## Directions
From the listing below, pull out the lines that hold "source".

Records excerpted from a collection
* * * * *
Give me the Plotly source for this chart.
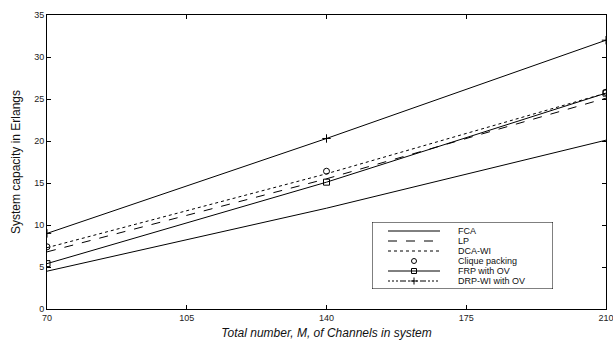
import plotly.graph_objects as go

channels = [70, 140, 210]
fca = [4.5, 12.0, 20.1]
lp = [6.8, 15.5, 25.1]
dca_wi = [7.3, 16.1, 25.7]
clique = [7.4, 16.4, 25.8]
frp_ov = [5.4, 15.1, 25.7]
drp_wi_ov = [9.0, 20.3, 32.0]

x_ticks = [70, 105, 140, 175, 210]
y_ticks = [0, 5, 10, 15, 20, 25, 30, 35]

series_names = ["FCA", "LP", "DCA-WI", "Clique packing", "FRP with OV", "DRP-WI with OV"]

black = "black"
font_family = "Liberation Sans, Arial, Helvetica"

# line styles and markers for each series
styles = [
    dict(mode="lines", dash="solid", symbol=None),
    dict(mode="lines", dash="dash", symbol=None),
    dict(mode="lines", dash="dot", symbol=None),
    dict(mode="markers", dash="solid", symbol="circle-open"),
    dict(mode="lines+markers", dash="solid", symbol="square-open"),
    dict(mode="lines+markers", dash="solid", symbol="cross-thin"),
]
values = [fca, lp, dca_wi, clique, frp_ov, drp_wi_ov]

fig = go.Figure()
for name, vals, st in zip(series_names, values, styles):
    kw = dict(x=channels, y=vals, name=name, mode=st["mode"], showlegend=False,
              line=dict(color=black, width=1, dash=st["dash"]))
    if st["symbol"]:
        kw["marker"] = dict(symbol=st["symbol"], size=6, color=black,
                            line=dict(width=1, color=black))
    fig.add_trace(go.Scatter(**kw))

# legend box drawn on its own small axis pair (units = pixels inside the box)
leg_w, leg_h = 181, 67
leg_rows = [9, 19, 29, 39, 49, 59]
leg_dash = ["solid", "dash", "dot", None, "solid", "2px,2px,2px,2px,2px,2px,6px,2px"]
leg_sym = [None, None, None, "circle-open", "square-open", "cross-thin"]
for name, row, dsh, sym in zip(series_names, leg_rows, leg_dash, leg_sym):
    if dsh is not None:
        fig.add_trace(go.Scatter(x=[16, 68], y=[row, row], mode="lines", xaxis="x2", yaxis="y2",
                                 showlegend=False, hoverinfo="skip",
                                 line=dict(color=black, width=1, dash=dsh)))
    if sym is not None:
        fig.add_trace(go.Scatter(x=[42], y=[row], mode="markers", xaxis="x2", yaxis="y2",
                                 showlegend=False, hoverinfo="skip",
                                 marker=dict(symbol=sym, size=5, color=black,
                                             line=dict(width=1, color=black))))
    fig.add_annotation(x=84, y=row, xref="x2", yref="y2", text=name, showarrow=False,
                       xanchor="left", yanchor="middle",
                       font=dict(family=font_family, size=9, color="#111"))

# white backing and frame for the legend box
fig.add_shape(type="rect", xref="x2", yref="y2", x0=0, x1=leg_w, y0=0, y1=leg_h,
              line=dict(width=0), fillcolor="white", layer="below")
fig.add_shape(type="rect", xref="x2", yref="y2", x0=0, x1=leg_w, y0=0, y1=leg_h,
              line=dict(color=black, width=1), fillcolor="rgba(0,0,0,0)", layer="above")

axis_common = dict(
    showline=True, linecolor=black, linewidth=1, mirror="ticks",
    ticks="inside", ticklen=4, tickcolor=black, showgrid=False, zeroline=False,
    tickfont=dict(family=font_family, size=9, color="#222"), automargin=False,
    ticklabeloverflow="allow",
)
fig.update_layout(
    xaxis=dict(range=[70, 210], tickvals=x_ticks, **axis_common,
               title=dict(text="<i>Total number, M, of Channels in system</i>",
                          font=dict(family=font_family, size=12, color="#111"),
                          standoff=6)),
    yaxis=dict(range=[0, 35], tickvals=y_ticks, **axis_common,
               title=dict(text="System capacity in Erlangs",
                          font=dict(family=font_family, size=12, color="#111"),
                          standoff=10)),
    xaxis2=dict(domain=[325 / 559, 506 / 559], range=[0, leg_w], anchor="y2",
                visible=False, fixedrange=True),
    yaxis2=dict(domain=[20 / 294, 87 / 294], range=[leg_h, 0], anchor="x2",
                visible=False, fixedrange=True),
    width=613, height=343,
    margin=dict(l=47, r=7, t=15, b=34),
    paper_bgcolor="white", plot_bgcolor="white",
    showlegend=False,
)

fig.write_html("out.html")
* * * * *
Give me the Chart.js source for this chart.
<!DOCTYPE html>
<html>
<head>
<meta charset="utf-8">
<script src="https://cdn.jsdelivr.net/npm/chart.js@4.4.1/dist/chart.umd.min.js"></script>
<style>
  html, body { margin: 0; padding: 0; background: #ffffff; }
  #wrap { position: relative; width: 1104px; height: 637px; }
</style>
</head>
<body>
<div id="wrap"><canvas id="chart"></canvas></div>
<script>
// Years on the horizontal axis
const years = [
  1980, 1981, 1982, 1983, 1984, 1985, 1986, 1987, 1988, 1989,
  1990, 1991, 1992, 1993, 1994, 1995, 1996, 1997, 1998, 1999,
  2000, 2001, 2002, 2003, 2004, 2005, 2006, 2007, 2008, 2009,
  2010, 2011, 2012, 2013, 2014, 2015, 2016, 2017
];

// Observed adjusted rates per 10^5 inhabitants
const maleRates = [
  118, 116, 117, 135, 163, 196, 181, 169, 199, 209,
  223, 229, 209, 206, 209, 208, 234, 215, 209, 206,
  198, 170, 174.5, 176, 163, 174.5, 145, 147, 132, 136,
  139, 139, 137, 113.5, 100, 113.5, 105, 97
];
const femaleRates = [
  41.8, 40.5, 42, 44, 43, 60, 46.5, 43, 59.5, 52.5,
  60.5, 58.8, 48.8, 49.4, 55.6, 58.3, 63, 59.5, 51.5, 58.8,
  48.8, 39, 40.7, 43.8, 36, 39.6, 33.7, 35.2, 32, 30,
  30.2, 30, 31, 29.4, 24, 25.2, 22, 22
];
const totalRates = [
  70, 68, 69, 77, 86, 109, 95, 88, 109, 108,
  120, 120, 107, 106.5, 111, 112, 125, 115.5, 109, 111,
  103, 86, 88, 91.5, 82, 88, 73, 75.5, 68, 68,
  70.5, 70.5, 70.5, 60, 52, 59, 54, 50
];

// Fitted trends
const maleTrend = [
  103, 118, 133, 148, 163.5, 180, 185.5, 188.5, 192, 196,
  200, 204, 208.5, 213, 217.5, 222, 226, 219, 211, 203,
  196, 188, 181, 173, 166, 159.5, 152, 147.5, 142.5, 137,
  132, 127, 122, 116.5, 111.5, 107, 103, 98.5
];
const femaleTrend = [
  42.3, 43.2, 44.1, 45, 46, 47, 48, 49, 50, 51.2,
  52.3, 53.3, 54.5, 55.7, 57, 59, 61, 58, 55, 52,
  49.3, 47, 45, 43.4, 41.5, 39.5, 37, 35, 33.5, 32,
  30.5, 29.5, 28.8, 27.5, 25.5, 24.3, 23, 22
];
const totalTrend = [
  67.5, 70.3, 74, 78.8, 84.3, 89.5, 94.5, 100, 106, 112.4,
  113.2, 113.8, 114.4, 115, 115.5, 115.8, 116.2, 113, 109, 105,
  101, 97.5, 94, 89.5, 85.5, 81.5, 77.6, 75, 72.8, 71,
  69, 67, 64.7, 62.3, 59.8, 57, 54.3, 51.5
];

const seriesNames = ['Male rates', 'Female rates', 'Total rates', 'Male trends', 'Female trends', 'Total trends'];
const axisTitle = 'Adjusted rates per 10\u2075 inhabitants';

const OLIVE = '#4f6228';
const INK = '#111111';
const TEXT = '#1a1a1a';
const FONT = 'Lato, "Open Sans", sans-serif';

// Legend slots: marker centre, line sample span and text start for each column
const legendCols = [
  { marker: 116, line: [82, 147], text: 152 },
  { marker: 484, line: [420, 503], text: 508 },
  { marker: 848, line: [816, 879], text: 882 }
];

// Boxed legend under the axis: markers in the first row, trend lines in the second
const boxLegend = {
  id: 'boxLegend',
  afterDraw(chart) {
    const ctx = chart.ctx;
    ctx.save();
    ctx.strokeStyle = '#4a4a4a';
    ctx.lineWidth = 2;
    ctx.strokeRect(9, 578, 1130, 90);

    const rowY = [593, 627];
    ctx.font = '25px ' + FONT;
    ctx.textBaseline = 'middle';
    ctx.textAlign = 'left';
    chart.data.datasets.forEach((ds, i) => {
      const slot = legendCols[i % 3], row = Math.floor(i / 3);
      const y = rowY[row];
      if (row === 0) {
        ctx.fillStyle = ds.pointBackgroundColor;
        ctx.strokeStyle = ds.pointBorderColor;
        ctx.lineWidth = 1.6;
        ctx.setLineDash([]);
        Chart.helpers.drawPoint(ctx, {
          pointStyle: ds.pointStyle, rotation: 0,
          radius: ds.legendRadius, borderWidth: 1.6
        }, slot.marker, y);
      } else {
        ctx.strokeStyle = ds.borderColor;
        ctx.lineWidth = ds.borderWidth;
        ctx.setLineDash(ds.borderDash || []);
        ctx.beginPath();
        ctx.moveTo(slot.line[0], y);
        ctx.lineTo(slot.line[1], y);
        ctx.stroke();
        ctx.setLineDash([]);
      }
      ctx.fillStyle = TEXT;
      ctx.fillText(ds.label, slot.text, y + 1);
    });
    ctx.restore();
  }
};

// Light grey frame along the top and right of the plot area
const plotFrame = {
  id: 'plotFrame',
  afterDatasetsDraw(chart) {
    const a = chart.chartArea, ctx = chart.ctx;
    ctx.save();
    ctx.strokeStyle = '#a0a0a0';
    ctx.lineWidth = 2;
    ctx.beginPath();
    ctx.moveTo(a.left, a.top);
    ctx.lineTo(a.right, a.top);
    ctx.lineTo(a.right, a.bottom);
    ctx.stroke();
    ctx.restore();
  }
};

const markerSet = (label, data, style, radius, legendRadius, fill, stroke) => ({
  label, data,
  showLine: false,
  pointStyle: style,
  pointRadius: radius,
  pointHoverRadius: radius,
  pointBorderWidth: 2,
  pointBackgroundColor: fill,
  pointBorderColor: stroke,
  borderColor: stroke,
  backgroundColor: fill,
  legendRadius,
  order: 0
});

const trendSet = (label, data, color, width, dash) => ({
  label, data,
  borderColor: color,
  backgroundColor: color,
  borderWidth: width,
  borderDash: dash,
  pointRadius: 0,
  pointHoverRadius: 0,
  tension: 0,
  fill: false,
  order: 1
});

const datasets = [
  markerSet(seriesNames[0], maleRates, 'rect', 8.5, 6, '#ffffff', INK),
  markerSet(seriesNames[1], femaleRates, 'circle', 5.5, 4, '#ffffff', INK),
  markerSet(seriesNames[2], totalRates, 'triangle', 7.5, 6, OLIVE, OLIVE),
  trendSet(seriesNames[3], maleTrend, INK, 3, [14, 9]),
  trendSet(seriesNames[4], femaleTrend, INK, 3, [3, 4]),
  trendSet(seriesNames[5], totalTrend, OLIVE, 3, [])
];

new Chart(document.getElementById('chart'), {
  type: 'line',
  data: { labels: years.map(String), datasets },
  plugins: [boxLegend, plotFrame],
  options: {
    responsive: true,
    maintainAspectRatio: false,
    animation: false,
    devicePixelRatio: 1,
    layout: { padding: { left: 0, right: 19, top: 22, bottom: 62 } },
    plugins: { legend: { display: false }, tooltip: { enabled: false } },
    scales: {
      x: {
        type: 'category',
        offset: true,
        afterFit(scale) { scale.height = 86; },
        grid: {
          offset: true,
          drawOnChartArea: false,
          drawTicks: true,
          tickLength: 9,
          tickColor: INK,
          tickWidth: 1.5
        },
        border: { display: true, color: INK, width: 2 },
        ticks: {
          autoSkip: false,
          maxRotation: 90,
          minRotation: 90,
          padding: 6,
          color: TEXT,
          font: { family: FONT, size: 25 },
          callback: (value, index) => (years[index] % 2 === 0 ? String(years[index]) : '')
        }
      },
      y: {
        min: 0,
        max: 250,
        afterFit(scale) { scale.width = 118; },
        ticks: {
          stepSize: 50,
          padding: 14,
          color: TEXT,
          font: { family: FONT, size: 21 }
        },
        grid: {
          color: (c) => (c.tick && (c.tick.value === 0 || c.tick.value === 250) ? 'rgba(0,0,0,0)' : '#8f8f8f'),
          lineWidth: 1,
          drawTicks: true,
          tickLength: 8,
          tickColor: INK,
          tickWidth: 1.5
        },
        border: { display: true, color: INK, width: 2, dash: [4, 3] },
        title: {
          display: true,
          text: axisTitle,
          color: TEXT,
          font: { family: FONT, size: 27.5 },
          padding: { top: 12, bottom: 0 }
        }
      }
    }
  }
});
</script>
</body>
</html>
* * * * *
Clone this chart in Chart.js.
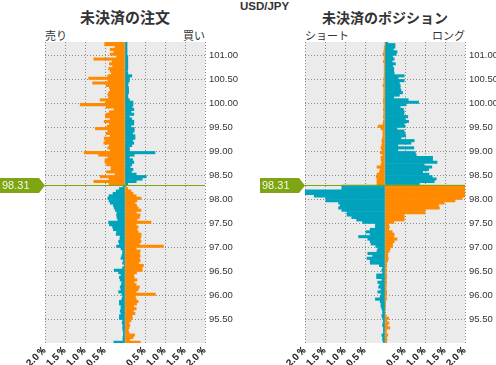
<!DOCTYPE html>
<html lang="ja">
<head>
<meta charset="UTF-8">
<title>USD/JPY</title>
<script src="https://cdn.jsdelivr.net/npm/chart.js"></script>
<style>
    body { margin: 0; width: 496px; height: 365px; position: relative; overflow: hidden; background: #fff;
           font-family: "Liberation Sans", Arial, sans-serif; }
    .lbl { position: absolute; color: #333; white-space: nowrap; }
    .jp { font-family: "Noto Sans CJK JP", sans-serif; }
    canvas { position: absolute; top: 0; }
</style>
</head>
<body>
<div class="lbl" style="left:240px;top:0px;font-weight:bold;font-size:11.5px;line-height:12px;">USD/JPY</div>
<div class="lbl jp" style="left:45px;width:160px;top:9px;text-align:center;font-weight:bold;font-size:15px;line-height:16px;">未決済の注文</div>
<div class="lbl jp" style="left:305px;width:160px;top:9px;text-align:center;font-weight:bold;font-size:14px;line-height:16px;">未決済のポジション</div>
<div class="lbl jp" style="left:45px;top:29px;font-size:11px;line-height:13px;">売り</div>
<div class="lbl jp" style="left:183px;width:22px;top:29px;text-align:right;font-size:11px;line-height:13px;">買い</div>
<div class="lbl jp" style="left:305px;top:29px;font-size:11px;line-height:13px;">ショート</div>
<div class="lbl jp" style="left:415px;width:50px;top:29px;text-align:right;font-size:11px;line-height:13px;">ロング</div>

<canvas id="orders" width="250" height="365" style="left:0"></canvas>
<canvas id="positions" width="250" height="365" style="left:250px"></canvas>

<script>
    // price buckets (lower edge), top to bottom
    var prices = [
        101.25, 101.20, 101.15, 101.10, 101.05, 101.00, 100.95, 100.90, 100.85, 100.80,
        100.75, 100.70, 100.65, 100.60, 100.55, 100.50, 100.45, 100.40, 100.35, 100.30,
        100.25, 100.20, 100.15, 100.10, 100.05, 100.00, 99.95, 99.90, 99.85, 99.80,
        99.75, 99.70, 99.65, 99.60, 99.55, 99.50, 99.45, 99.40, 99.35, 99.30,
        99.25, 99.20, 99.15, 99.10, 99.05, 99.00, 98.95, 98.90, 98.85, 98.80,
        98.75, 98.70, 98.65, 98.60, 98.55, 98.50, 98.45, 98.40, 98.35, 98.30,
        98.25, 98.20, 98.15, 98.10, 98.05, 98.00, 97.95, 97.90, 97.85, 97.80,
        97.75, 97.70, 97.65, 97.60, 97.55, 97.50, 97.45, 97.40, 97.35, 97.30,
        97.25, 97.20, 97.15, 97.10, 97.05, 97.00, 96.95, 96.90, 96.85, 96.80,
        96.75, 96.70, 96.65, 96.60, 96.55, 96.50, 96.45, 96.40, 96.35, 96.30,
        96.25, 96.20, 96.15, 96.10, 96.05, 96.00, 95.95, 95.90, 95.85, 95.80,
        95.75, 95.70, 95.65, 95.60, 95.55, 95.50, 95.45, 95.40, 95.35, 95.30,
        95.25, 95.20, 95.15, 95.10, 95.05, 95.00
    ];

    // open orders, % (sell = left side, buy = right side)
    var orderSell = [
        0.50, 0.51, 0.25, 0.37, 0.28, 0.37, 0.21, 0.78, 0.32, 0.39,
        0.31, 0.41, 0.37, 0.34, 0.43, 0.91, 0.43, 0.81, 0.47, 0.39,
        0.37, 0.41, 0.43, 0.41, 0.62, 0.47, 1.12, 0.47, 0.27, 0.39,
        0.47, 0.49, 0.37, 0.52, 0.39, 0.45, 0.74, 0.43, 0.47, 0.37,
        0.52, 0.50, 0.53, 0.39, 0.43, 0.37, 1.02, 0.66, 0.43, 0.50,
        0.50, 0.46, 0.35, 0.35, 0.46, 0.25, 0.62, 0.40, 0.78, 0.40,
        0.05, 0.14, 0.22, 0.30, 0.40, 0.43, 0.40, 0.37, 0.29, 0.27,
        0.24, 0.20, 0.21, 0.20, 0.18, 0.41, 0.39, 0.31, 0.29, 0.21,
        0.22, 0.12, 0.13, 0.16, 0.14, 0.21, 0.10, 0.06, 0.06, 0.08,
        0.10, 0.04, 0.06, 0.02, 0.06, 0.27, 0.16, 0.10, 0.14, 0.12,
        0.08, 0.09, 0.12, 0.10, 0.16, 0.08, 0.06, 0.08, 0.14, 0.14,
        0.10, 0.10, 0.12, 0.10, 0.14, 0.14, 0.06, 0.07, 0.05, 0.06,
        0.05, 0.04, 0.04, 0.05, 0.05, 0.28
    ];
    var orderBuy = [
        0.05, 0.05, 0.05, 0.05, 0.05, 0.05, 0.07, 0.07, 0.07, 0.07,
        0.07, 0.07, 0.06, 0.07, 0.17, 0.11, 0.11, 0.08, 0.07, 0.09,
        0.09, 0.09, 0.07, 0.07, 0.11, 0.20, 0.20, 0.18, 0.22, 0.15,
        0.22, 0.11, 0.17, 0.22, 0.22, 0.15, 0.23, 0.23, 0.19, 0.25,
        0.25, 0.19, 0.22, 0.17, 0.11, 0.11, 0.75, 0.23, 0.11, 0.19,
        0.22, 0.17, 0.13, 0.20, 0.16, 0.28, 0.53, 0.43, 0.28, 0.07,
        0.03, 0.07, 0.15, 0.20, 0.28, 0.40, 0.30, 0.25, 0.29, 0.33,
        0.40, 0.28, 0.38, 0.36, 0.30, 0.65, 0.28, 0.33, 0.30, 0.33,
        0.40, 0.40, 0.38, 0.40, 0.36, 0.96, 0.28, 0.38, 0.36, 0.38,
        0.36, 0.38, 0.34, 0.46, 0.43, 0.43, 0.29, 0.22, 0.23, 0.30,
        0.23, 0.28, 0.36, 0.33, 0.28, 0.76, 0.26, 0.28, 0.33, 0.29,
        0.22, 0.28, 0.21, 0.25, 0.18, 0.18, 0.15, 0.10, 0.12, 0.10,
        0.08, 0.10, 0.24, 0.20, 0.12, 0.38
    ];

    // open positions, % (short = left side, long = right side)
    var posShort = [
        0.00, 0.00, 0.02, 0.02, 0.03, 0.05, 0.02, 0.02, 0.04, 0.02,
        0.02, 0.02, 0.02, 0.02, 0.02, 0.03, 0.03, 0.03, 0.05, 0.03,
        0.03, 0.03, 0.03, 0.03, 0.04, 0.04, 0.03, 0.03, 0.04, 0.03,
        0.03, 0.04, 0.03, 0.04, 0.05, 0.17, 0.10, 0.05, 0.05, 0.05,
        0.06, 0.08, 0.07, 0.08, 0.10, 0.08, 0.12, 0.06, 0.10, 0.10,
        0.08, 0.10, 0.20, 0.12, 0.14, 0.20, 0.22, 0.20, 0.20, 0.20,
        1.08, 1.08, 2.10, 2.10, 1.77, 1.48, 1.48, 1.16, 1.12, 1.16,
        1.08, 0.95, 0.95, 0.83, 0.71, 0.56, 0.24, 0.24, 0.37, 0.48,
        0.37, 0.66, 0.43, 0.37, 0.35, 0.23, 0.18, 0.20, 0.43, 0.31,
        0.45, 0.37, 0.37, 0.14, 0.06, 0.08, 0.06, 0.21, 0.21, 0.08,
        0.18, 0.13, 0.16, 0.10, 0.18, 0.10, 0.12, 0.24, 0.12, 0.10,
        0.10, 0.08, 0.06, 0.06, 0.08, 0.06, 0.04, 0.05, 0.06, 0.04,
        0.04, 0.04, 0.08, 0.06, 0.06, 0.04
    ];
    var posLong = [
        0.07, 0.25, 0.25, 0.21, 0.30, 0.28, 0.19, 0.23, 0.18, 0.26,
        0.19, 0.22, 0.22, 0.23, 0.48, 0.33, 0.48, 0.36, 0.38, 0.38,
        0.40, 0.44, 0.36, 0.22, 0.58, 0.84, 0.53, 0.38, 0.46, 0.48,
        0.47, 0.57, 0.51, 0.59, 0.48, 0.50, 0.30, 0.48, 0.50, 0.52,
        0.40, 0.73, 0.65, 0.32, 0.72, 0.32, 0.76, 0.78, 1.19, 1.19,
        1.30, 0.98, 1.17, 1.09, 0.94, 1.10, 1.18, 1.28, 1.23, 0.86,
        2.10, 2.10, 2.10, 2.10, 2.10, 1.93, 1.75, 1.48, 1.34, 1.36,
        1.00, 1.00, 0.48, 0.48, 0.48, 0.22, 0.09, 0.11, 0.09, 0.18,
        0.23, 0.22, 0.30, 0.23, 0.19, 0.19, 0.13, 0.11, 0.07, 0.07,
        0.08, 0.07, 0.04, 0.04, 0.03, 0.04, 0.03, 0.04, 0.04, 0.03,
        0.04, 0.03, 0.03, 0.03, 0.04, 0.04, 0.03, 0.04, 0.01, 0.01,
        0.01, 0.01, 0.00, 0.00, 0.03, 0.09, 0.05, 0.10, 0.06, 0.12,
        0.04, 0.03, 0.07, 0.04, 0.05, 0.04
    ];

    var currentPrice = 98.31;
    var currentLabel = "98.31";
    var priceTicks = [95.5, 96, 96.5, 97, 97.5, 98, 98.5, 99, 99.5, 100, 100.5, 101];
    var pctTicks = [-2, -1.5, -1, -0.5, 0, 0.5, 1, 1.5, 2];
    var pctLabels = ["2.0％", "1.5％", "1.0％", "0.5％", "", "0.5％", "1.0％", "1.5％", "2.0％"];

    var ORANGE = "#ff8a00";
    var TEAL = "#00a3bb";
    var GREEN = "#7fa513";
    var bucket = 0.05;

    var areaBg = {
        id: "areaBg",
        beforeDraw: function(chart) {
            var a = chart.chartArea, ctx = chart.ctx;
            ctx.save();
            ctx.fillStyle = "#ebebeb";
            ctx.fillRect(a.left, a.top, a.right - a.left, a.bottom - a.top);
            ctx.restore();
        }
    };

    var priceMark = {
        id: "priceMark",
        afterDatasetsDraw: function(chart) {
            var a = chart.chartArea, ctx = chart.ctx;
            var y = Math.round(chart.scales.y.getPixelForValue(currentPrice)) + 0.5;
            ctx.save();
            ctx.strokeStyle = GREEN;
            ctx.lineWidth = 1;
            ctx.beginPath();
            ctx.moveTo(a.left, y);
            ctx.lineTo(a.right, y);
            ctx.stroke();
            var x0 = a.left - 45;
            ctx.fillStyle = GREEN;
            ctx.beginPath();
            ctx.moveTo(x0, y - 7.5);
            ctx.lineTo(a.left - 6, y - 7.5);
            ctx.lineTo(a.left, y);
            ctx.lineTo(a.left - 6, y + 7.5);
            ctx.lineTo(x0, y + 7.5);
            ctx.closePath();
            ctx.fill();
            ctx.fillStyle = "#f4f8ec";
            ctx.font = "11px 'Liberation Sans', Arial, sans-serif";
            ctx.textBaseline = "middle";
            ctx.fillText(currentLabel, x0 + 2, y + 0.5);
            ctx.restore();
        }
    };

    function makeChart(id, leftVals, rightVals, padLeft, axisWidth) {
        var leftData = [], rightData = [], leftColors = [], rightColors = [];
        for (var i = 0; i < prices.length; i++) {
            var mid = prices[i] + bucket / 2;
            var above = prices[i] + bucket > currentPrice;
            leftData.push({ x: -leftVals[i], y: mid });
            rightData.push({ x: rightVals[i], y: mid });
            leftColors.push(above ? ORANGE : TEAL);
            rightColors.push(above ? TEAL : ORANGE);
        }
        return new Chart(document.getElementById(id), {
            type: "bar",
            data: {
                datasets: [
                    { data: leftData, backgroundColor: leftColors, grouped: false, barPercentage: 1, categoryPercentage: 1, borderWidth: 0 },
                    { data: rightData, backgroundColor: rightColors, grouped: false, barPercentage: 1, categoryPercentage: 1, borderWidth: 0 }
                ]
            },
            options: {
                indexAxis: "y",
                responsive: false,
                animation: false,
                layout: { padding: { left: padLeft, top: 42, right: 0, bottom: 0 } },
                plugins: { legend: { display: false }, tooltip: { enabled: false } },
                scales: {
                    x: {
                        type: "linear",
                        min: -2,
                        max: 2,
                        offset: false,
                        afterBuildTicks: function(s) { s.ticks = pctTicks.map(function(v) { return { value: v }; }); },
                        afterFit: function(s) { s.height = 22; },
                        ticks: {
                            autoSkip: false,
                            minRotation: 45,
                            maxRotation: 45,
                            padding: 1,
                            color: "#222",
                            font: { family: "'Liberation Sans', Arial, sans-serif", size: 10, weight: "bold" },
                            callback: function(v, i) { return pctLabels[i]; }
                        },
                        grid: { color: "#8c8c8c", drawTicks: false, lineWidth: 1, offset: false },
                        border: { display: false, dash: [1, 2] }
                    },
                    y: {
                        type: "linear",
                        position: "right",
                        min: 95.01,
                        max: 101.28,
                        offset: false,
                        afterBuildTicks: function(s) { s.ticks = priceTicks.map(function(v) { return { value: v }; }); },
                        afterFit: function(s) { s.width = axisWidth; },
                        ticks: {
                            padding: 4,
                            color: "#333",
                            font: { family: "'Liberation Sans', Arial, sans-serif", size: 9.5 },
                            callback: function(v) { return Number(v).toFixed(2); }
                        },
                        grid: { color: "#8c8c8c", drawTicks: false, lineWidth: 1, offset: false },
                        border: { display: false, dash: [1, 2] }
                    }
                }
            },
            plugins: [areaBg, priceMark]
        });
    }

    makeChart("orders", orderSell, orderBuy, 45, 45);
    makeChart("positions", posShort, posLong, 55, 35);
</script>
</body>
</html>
* * * * *
## Expected answer
Give me the Plotly source for this chart.
Give me the Chart.js source for this chart.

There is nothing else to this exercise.